▸ **What this task involves**
Each line of the material must be repeated precisely, with the pictures left out.

* Start Data shown *

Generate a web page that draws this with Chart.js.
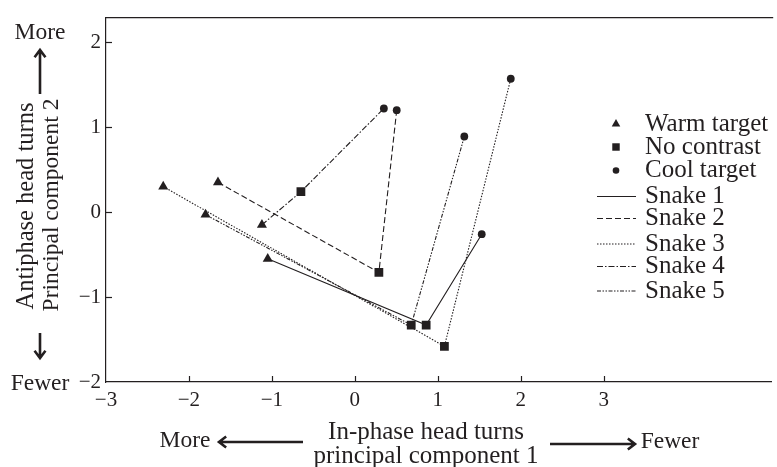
<!DOCTYPE html>
<html>
<head>
<meta charset="utf-8">
<script src="https://cdn.jsdelivr.net/npm/chart.js@4/dist/chart.umd.min.js"></script>
<style>
html,body{margin:0;padding:0;background:#ffffff;}
#wrap{width:777px;height:467px;}
</style>
</head>
<body>
<div id="wrap"><canvas id="c" width="777" height="467"></canvas></div>
<script>
// ---- data ----
const snakeNames = ['Snake 1', 'Snake 2', 'Snake 3', 'Snake 4', 'Snake 5'];
const conditionNames = ['Warm target', 'No contrast', 'Cool target'];
const warmX = [-1.05, -1.65, -2.31, -1.12, -1.80];
const warmY = [-0.55, 0.35, 0.30, -0.15, -0.03];
const noneX = [0.86, 0.29, 1.08, -0.65, 0.68];
const noneY = [-1.33, -0.71, -1.58, 0.24, -1.33];
const coolX = [1.53, 0.505, 1.88, 0.35, 1.32];
const coolY = [-0.26, 1.20, 1.57, 1.22, 0.89];
const xTicks = [-3, -2, -1, 0, 1, 2, 3];
const yTicks = [-2, -1, 0, 1, 2];

// ---- styles ----
const INK = '#231f20';
const FONT = '"Liberation Serif", "Times New Roman", serif';
const dashes = [[], [6, 3], [1.5, 1.5], [6, 2, 1.5, 2], [4, 1.5, 1.5, 1.5, 1.5, 1.5]];
const markerStyles = ['triangle', 'rect', 'circle'];
const markerRadii = [5.8, 6.2, 3.9];

const datasets = snakeNames.map((name, i) => ({
  label: name,
  data: [
    {x: warmX[i], y: warmY[i]},
    {x: noneX[i], y: noneY[i]},
    {x: coolX[i], y: coolY[i]}
  ],
  showLine: true,
  tension: 0,
  borderColor: INK,
  borderWidth: 1.1,
  borderDash: dashes[i],
  backgroundColor: INK,
  pointBackgroundColor: INK,
  pointBorderColor: INK,
  pointBorderWidth: 0,
  pointStyle: ctx => markerStyles[ctx.dataIndex],
  pointRadius: ctx => markerRadii[ctx.dataIndex],
  pointHoverRadius: ctx => markerRadii[ctx.dataIndex]
}));

function arrow(ctx, x1, y1, x2, y2) {
  const ang = Math.atan2(y2 - y1, x2 - x1);
  const L = 9, W = 0.65;
  ctx.beginPath();
  ctx.moveTo(x1, y1);
  ctx.lineTo(x2, y2);
  ctx.moveTo(x2 - L * Math.cos(ang - W), y2 - L * Math.sin(ang - W));
  ctx.lineTo(x2, y2);
  ctx.lineTo(x2 - L * Math.cos(ang + W), y2 - L * Math.sin(ang + W));
  ctx.stroke();
}

const decor = {
  id: 'decor',
  afterDraw(chart) {
    const ctx = chart.ctx;
    const a = chart.chartArea;
    const xs = chart.scales.x, ys = chart.scales.y;
    ctx.save();
    ctx.strokeStyle = INK;
    ctx.fillStyle = INK;
    ctx.setLineDash([]);
    // top frame line
    ctx.lineWidth = 1.2;
    ctx.beginPath();
    ctx.moveTo(a.left, a.top);
    ctx.lineTo(a.right + 2, a.top);
    ctx.stroke();
    // inward tick marks
    xTicks.forEach(v => {
      if (v === xs.min) return;
      const px = Math.round(xs.getPixelForValue(v)) + 0.5;
      ctx.beginPath();
      ctx.moveTo(px, a.bottom);
      ctx.lineTo(px, a.bottom - 6);
      ctx.stroke();
    });
    yTicks.forEach(v => {
      if (v === ys.min) return;
      const py = Math.round(ys.getPixelForValue(v)) + 0.5;
      ctx.beginPath();
      ctx.moveTo(a.left, py);
      ctx.lineTo(a.left + 6, py);
      ctx.stroke();
    });

    // axis titles
    ctx.textAlign = 'center';
    ctx.textBaseline = 'middle';
    ctx.font = '25px ' + FONT;
    ctx.fillText('In-phase head turns', 426, 432);
    ctx.fillText('principal component 1', 426, 456);
    ctx.font = '23.5px ' + FONT;
    ctx.fillText('More', 185, 441);
    ctx.fillText('Fewer', 670, 442);
    ctx.lineWidth = 2.6;
    arrow(ctx, 303, 442, 219, 442);
    arrow(ctx, 550, 444, 635, 444);

    ctx.save();
    ctx.font = '24.5px ' + FONT;
    ctx.translate(27, 206);
    ctx.rotate(-Math.PI / 2);
    ctx.fillText('Antiphase head turns', 0, 0);
    ctx.restore();
    ctx.save();
    ctx.font = '23.5px ' + FONT;
    ctx.translate(52, 205);
    ctx.rotate(-Math.PI / 2);
    ctx.fillText('Principal component 2', 0, 0);
    ctx.restore();
    ctx.font = '23.5px ' + FONT;
    ctx.fillText('More', 40, 33);
    ctx.fillText('Fewer', 40, 384);
    arrow(ctx, 40, 94, 40, 50);
    arrow(ctx, 40, 333, 40, 358);

    // legend
    const legendRowsMarkers = [124, 147, 170.5];
    const legendRowsLines = [196.5, 218.5, 244, 266.5, 291];
    ctx.font = '25px ' + FONT;
    ctx.textAlign = 'left';
    conditionNames.forEach((name, k) => {
      const y = legendRowsMarkers[k];
      Chart.helpers.drawPoint(ctx, {pointStyle: markerStyles[k], radius: markerRadii[k] * 0.85, borderWidth: 0}, 616, y);
      ctx.fillStyle = INK;
      ctx.fillText(name, 645, y);
    });
    ctx.lineWidth = 1.1;
    snakeNames.forEach((name, k) => {
      const y = legendRowsLines[k];
      ctx.setLineDash(dashes[k]);
      ctx.beginPath();
      ctx.moveTo(597, y);
      ctx.lineTo(636, y);
      ctx.stroke();
      ctx.setLineDash([]);
      ctx.fillText(name, 645, y);
    });
    ctx.restore();
  }
};

new Chart(document.getElementById('c'), {
  type: 'scatter',
  data: {datasets},
  options: {
    responsive: false,
    animation: false,
    events: [],
    layout: {padding: {top: 12, left: 0, right: 0, bottom: 0}},
    plugins: {legend: {display: false}, tooltip: {enabled: false}},
    scales: {
      x: {
        type: 'linear', min: -3, max: 5.02,
        afterBuildTicks: s => { s.ticks = xTicks.map(v => ({value: v})); },
        afterFit: s => { s.height = 85; },
        grid: {display: false, drawTicks: false},
        border: {display: true, color: INK, width: 1.2},
        ticks: {color: INK, font: {family: FONT, size: 21}, padding: 6, maxRotation: 0, autoSkip: false,
                callback: v => String(v).replace('-', '\u2212')}
      },
      y: {
        type: 'linear', min: -2, max: 2.29,
        afterBuildTicks: s => { s.ticks = yTicks.map(v => ({value: v})); },
        afterFit: s => { s.width = 106; },
        grid: {display: false, drawTicks: false},
        border: {display: true, color: INK, width: 1.2},
        ticks: {color: INK, font: {family: FONT, size: 21}, padding: 5, autoSkip: false,
                callback: v => String(v).replace('-', '\u2212')}
      }
    }
  },
  plugins: [decor]
});
</script>
</body>
</html>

* End Data shown *

▸ **Solution to this problem**
Generate a web page that draws this with Chart.js.
<!DOCTYPE html>
<html>
<head>
<meta charset="utf-8">
<script src="https://cdn.jsdelivr.net/npm/chart.js@4/dist/chart.umd.min.js"></script>
<style>
html,body{margin:0;padding:0;background:#ffffff;}
#wrap{width:777px;height:467px;}
</style>
</head>
<body>
<div id="wrap"><canvas id="c" width="777" height="467"></canvas></div>
<script>
// ---- data ----
const snakeNames = ['Snake 1', 'Snake 2', 'Snake 3', 'Snake 4', 'Snake 5'];
const conditionNames = ['Warm target', 'No contrast', 'Cool target'];
const warmX = [-1.05, -1.65, -2.31, -1.12, -1.80];
const warmY = [-0.55, 0.35, 0.30, -0.15, -0.03];
const noneX = [0.86, 0.29, 1.08, -0.65, 0.68];
const noneY = [-1.33, -0.71, -1.58, 0.24, -1.33];
const coolX = [1.53, 0.505, 1.88, 0.35, 1.32];
const coolY = [-0.26, 1.20, 1.57, 1.22, 0.89];
const xTicks = [-3, -2, -1, 0, 1, 2, 3];
const yTicks = [-2, -1, 0, 1, 2];

// ---- styles ----
const INK = '#231f20';
const FONT = '"Liberation Serif", "Times New Roman", serif';
const dashes = [[], [6, 3], [1.5, 1.5], [6, 2, 1.5, 2], [4, 1.5, 1.5, 1.5, 1.5, 1.5]];
const markerStyles = ['triangle', 'rect', 'circle'];
const markerRadii = [5.8, 6.2, 3.9];

const datasets = snakeNames.map((name, i) => ({
  label: name,
  data: [
    {x: warmX[i], y: warmY[i]},
    {x: noneX[i], y: noneY[i]},
    {x: coolX[i], y: coolY[i]}
  ],
  showLine: true,
  tension: 0,
  borderColor: INK,
  borderWidth: 1.1,
  borderDash: dashes[i],
  backgroundColor: INK,
  pointBackgroundColor: INK,
  pointBorderColor: INK,
  pointBorderWidth: 0,
  pointStyle: ctx => markerStyles[ctx.dataIndex],
  pointRadius: ctx => markerRadii[ctx.dataIndex],
  pointHoverRadius: ctx => markerRadii[ctx.dataIndex]
}));

function arrow(ctx, x1, y1, x2, y2) {
  const ang = Math.atan2(y2 - y1, x2 - x1);
  const L = 9, W = 0.65;
  ctx.beginPath();
  ctx.moveTo(x1, y1);
  ctx.lineTo(x2, y2);
  ctx.moveTo(x2 - L * Math.cos(ang - W), y2 - L * Math.sin(ang - W));
  ctx.lineTo(x2, y2);
  ctx.lineTo(x2 - L * Math.cos(ang + W), y2 - L * Math.sin(ang + W));
  ctx.stroke();
}

const decor = {
  id: 'decor',
  afterDraw(chart) {
    const ctx = chart.ctx;
    const a = chart.chartArea;
    const xs = chart.scales.x, ys = chart.scales.y;
    ctx.save();
    ctx.strokeStyle = INK;
    ctx.fillStyle = INK;
    ctx.setLineDash([]);
    // top frame line
    ctx.lineWidth = 1.2;
    ctx.beginPath();
    ctx.moveTo(a.left, a.top);
    ctx.lineTo(a.right + 2, a.top);
    ctx.stroke();
    // inward tick marks
    xTicks.forEach(v => {
      if (v === xs.min) return;
      const px = Math.round(xs.getPixelForValue(v)) + 0.5;
      ctx.beginPath();
      ctx.moveTo(px, a.bottom);
      ctx.lineTo(px, a.bottom - 6);
      ctx.stroke();
    });
    yTicks.forEach(v => {
      if (v === ys.min) return;
      const py = Math.round(ys.getPixelForValue(v)) + 0.5;
      ctx.beginPath();
      ctx.moveTo(a.left, py);
      ctx.lineTo(a.left + 6, py);
      ctx.stroke();
    });

    // axis titles
    ctx.textAlign = 'center';
    ctx.textBaseline = 'middle';
    ctx.font = '25px ' + FONT;
    ctx.fillText('In-phase head turns', 426, 432);
    ctx.fillText('principal component 1', 426, 456);
    ctx.font = '23.5px ' + FONT;
    ctx.fillText('More', 185, 441);
    ctx.fillText('Fewer', 670, 442);
    ctx.lineWidth = 2.6;
    arrow(ctx, 303, 442, 219, 442);
    arrow(ctx, 550, 444, 635, 444);

    ctx.save();
    ctx.font = '24.5px ' + FONT;
    ctx.translate(27, 206);
    ctx.rotate(-Math.PI / 2);
    ctx.fillText('Antiphase head turns', 0, 0);
    ctx.restore();
    ctx.save();
    ctx.font = '23.5px ' + FONT;
    ctx.translate(52, 205);
    ctx.rotate(-Math.PI / 2);
    ctx.fillText('Principal component 2', 0, 0);
    ctx.restore();
    ctx.font = '23.5px ' + FONT;
    ctx.fillText('More', 40, 33);
    ctx.fillText('Fewer', 40, 384);
    arrow(ctx, 40, 94, 40, 50);
    arrow(ctx, 40, 333, 40, 358);

    // legend
    const legendRowsMarkers = [124, 147, 170.5];
    const legendRowsLines = [196.5, 218.5, 244, 266.5, 291];
    ctx.font = '25px ' + FONT;
    ctx.textAlign = 'left';
    conditionNames.forEach((name, k) => {
      const y = legendRowsMarkers[k];
      Chart.helpers.drawPoint(ctx, {pointStyle: markerStyles[k], radius: markerRadii[k] * 0.85, borderWidth: 0}, 616, y);
      ctx.fillStyle = INK;
      ctx.fillText(name, 645, y);
    });
    ctx.lineWidth = 1.1;
    snakeNames.forEach((name, k) => {
      const y = legendRowsLines[k];
      ctx.setLineDash(dashes[k]);
      ctx.beginPath();
      ctx.moveTo(597, y);
      ctx.lineTo(636, y);
      ctx.stroke();
      ctx.setLineDash([]);
      ctx.fillText(name, 645, y);
    });
    ctx.restore();
  }
};

new Chart(document.getElementById('c'), {
  type: 'scatter',
  data: {datasets},
  options: {
    responsive: false,
    animation: false,
    events: [],
    layout: {padding: {top: 12, left: 0, right: 0, bottom: 0}},
    plugins: {legend: {display: false}, tooltip: {enabled: false}},
    scales: {
      x: {
        type: 'linear', min: -3, max: 5.02,
        afterBuildTicks: s => { s.ticks = xTicks.map(v => ({value: v})); },
        afterFit: s => { s.height = 85; },
        grid: {display: false, drawTicks: false},
        border: {display: true, color: INK, width: 1.2},
        ticks: {color: INK, font: {family: FONT, size: 21}, padding: 6, maxRotation: 0, autoSkip: false,
                callback: v => String(v).replace('-', '\u2212')}
      },
      y: {
        type: 'linear', min: -2, max: 2.29,
        afterBuildTicks: s => { s.ticks = yTicks.map(v => ({value: v})); },
        afterFit: s => { s.width = 106; },
        grid: {display: false, drawTicks: false},
        border: {display: true, color: INK, width: 1.2},
        ticks: {color: INK, font: {family: FONT, size: 21}, padding: 5, autoSkip: false,
                callback: v => String(v).replace('-', '\u2212')}
      }
    }
  },
  plugins: [decor]
});
</script>
</body>
</html>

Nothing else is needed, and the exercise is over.